Can you help me out with which IF statement you are referring to? If it is the one with the TimeSums(), you should never use the timesum function when you have Time in the Applies To. This article was written in 2018 before we started performance testing the functions as well before The Planual came out (2019).

jamancuso

@rob_marshall Makes sense about the timesums and this article being from quite some time ago, just happened to stumble upon this when I was searching for a particular article.

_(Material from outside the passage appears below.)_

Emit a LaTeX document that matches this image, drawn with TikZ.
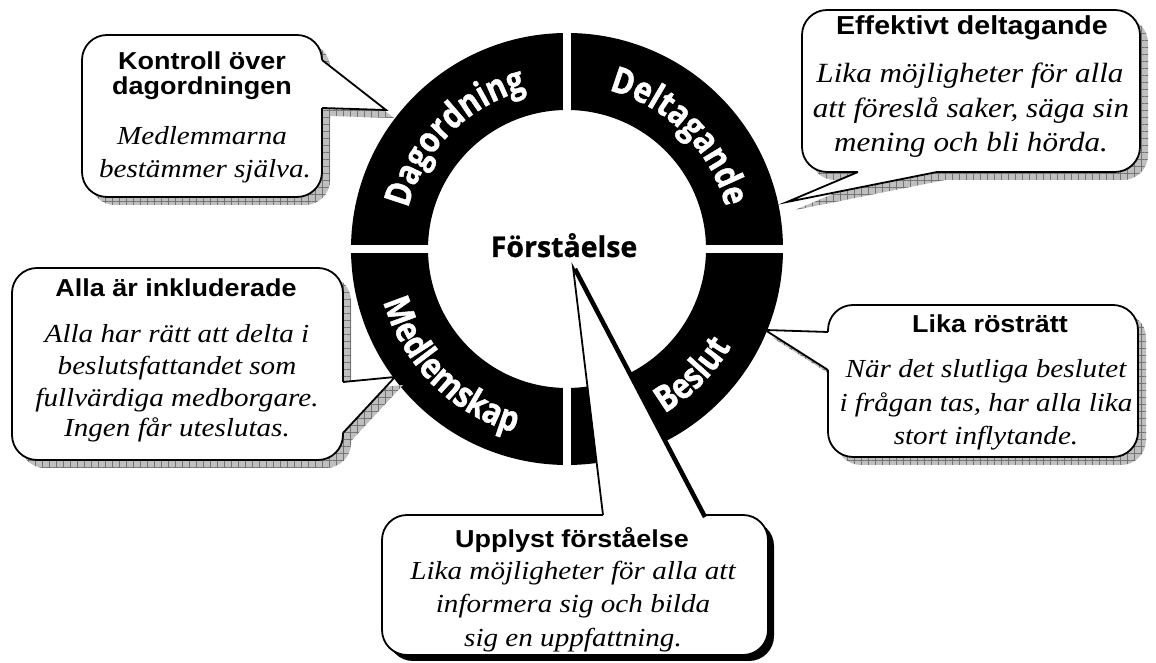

I was just referencing the very last enhancement suggested.

Going from:

if not summer promo and not winter promo then 0 else

if winter promo then timesum(xxxx) else timesum(yyyy)

To:

if no promo then 0 else

if summer promo then timesum(yyyy) else timesum(xxxx)

For the first if then, I get why there's a benefit making a change there. But for the second if then, the article indicates "This is even better because the calculation for No Promo has already been calculated, and Summer Promo occurs more frequently than Winter Promo." I don't think this provides a benefit because summer promo timesum and winter promo timesum calculate the same amount of times regardless of the order.

rob_marshall

@jamancuso

There is one more Summer Promo than Winter.

jamancuso

@rob_marshall Maybe I'm missing something obvious. But won't the summer promo & winter promo bools calculate 12 times (once for each month). And then timesum for summer promo will calculate 3 times and the timesum for winter promo will calculate 2 times, regardless of which one comes first. Am I missing something obvious?

rob_marshall

@jamancuso

You need those as that is transactional data for the Winter and Summer Promos, you need those by the months to know when to do the sums. What David was trying to point out is for the early exit and not doing the sums if there isn't a promo for that month (7 don't have promos while 5 months do). Since there are 7 months without a promo, then the early exit will be "hit" more vs. the 5 that have promos.